Quote the listing below in its entirety, omitting every image.

------ Given information ------

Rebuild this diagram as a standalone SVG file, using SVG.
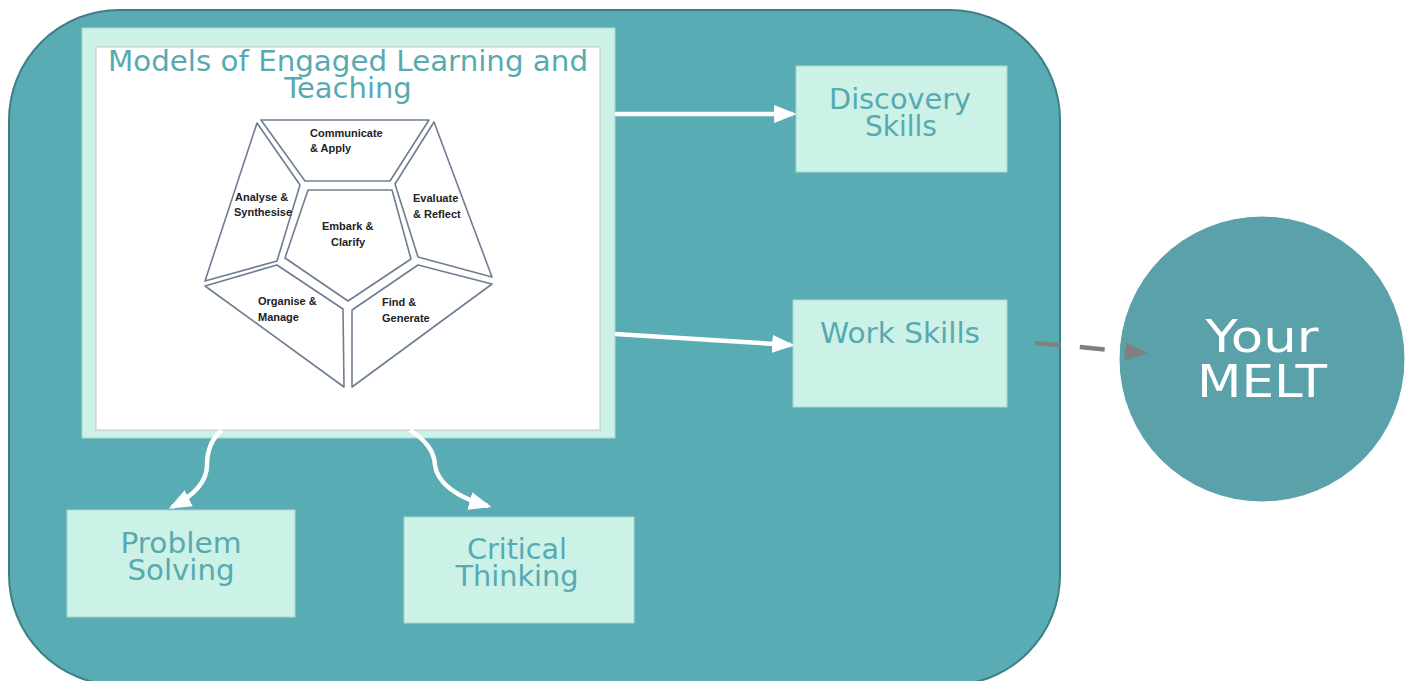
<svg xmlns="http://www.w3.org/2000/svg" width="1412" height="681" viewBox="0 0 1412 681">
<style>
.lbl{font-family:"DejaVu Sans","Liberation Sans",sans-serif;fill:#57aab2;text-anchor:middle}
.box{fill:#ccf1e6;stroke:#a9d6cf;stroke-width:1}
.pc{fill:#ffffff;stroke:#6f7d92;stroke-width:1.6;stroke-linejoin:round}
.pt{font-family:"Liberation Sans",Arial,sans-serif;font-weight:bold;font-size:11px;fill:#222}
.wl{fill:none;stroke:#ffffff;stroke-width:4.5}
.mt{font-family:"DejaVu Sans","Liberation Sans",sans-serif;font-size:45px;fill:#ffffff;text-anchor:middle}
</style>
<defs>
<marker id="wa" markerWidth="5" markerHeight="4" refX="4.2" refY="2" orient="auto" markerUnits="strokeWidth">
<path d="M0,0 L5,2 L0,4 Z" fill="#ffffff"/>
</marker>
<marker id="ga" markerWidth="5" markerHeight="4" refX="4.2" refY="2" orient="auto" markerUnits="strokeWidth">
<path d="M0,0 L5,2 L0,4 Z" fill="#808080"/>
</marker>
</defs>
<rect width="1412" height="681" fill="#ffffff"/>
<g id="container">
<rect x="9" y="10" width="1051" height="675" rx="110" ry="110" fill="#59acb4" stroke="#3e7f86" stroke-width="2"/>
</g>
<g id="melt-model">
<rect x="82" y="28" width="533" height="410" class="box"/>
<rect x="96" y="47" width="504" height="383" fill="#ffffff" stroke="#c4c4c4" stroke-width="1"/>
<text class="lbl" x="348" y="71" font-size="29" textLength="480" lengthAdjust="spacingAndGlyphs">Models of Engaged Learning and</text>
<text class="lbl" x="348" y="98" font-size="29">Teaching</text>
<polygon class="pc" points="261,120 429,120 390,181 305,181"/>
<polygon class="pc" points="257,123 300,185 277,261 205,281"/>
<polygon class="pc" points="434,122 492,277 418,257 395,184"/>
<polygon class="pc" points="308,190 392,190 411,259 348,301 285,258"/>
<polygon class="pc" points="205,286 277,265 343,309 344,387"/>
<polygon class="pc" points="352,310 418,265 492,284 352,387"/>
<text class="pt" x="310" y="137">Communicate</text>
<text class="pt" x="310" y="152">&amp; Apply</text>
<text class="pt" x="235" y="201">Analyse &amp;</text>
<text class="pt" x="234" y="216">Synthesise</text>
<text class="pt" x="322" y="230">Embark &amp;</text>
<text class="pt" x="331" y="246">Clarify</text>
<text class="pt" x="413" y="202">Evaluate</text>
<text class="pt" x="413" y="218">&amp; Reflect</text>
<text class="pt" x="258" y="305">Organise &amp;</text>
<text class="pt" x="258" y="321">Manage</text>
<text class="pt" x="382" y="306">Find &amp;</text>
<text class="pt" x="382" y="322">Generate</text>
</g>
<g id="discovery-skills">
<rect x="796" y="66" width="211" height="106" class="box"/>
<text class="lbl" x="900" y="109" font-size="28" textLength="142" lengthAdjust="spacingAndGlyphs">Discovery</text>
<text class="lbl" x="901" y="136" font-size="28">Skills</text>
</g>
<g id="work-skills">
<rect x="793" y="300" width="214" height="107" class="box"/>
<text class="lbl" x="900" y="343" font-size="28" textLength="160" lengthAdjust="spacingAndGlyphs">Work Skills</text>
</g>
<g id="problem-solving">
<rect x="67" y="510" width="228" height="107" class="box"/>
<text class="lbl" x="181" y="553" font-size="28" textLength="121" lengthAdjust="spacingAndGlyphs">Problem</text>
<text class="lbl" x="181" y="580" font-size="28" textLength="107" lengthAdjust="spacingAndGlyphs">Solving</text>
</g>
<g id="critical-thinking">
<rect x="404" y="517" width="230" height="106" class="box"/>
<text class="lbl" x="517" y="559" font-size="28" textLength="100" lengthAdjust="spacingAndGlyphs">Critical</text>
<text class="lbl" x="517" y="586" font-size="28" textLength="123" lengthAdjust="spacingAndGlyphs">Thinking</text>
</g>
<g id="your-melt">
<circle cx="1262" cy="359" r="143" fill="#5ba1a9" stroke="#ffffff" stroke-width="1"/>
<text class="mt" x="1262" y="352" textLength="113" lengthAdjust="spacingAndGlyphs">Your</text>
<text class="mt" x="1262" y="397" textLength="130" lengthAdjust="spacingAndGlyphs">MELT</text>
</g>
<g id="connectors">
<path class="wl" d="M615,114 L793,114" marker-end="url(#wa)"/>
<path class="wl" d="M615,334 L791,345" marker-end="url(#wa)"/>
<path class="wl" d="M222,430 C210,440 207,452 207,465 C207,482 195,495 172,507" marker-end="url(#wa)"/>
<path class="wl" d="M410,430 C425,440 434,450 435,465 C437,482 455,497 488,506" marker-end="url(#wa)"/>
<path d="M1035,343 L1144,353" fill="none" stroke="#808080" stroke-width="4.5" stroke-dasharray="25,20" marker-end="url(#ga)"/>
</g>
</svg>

------

**Solved exercise**
Rebuild this diagram as a standalone SVG file, using SVG.
<svg xmlns="http://www.w3.org/2000/svg" width="1412" height="681" viewBox="0 0 1412 681">
<style>
.lbl{font-family:"DejaVu Sans","Liberation Sans",sans-serif;fill:#57aab2;text-anchor:middle}
.box{fill:#ccf1e6;stroke:#a9d6cf;stroke-width:1}
.pc{fill:#ffffff;stroke:#6f7d92;stroke-width:1.6;stroke-linejoin:round}
.pt{font-family:"Liberation Sans",Arial,sans-serif;font-weight:bold;font-size:11px;fill:#222}
.wl{fill:none;stroke:#ffffff;stroke-width:4.5}
.mt{font-family:"DejaVu Sans","Liberation Sans",sans-serif;font-size:45px;fill:#ffffff;text-anchor:middle}
</style>
<defs>
<marker id="wa" markerWidth="5" markerHeight="4" refX="4.2" refY="2" orient="auto" markerUnits="strokeWidth">
<path d="M0,0 L5,2 L0,4 Z" fill="#ffffff"/>
</marker>
<marker id="ga" markerWidth="5" markerHeight="4" refX="4.2" refY="2" orient="auto" markerUnits="strokeWidth">
<path d="M0,0 L5,2 L0,4 Z" fill="#808080"/>
</marker>
</defs>
<rect width="1412" height="681" fill="#ffffff"/>
<g id="container">
<rect x="9" y="10" width="1051" height="675" rx="110" ry="110" fill="#59acb4" stroke="#3e7f86" stroke-width="2"/>
</g>
<g id="melt-model">
<rect x="82" y="28" width="533" height="410" class="box"/>
<rect x="96" y="47" width="504" height="383" fill="#ffffff" stroke="#c4c4c4" stroke-width="1"/>
<text class="lbl" x="348" y="71" font-size="29" textLength="480" lengthAdjust="spacingAndGlyphs">Models of Engaged Learning and</text>
<text class="lbl" x="348" y="98" font-size="29">Teaching</text>
<polygon class="pc" points="261,120 429,120 390,181 305,181"/>
<polygon class="pc" points="257,123 300,185 277,261 205,281"/>
<polygon class="pc" points="434,122 492,277 418,257 395,184"/>
<polygon class="pc" points="308,190 392,190 411,259 348,301 285,258"/>
<polygon class="pc" points="205,286 277,265 343,309 344,387"/>
<polygon class="pc" points="352,310 418,265 492,284 352,387"/>
<text class="pt" x="310" y="137">Communicate</text>
<text class="pt" x="310" y="152">&amp; Apply</text>
<text class="pt" x="235" y="201">Analyse &amp;</text>
<text class="pt" x="234" y="216">Synthesise</text>
<text class="pt" x="322" y="230">Embark &amp;</text>
<text class="pt" x="331" y="246">Clarify</text>
<text class="pt" x="413" y="202">Evaluate</text>
<text class="pt" x="413" y="218">&amp; Reflect</text>
<text class="pt" x="258" y="305">Organise &amp;</text>
<text class="pt" x="258" y="321">Manage</text>
<text class="pt" x="382" y="306">Find &amp;</text>
<text class="pt" x="382" y="322">Generate</text>
</g>
<g id="discovery-skills">
<rect x="796" y="66" width="211" height="106" class="box"/>
<text class="lbl" x="900" y="109" font-size="28" textLength="142" lengthAdjust="spacingAndGlyphs">Discovery</text>
<text class="lbl" x="901" y="136" font-size="28">Skills</text>
</g>
<g id="work-skills">
<rect x="793" y="300" width="214" height="107" class="box"/>
<text class="lbl" x="900" y="343" font-size="28" textLength="160" lengthAdjust="spacingAndGlyphs">Work Skills</text>
</g>
<g id="problem-solving">
<rect x="67" y="510" width="228" height="107" class="box"/>
<text class="lbl" x="181" y="553" font-size="28" textLength="121" lengthAdjust="spacingAndGlyphs">Problem</text>
<text class="lbl" x="181" y="580" font-size="28" textLength="107" lengthAdjust="spacingAndGlyphs">Solving</text>
</g>
<g id="critical-thinking">
<rect x="404" y="517" width="230" height="106" class="box"/>
<text class="lbl" x="517" y="559" font-size="28" textLength="100" lengthAdjust="spacingAndGlyphs">Critical</text>
<text class="lbl" x="517" y="586" font-size="28" textLength="123" lengthAdjust="spacingAndGlyphs">Thinking</text>
</g>
<g id="your-melt">
<circle cx="1262" cy="359" r="143" fill="#5ba1a9" stroke="#ffffff" stroke-width="1"/>
<text class="mt" x="1262" y="352" textLength="113" lengthAdjust="spacingAndGlyphs">Your</text>
<text class="mt" x="1262" y="397" textLength="130" lengthAdjust="spacingAndGlyphs">MELT</text>
</g>
<g id="connectors">
<path class="wl" d="M615,114 L793,114" marker-end="url(#wa)"/>
<path class="wl" d="M615,334 L791,345" marker-end="url(#wa)"/>
<path class="wl" d="M222,430 C210,440 207,452 207,465 C207,482 195,495 172,507" marker-end="url(#wa)"/>
<path class="wl" d="M410,430 C425,440 434,450 435,465 C437,482 455,497 488,506" marker-end="url(#wa)"/>
<path d="M1035,343 L1144,353" fill="none" stroke="#808080" stroke-width="4.5" stroke-dasharray="25,20" marker-end="url(#ga)"/>
</g>
</svg>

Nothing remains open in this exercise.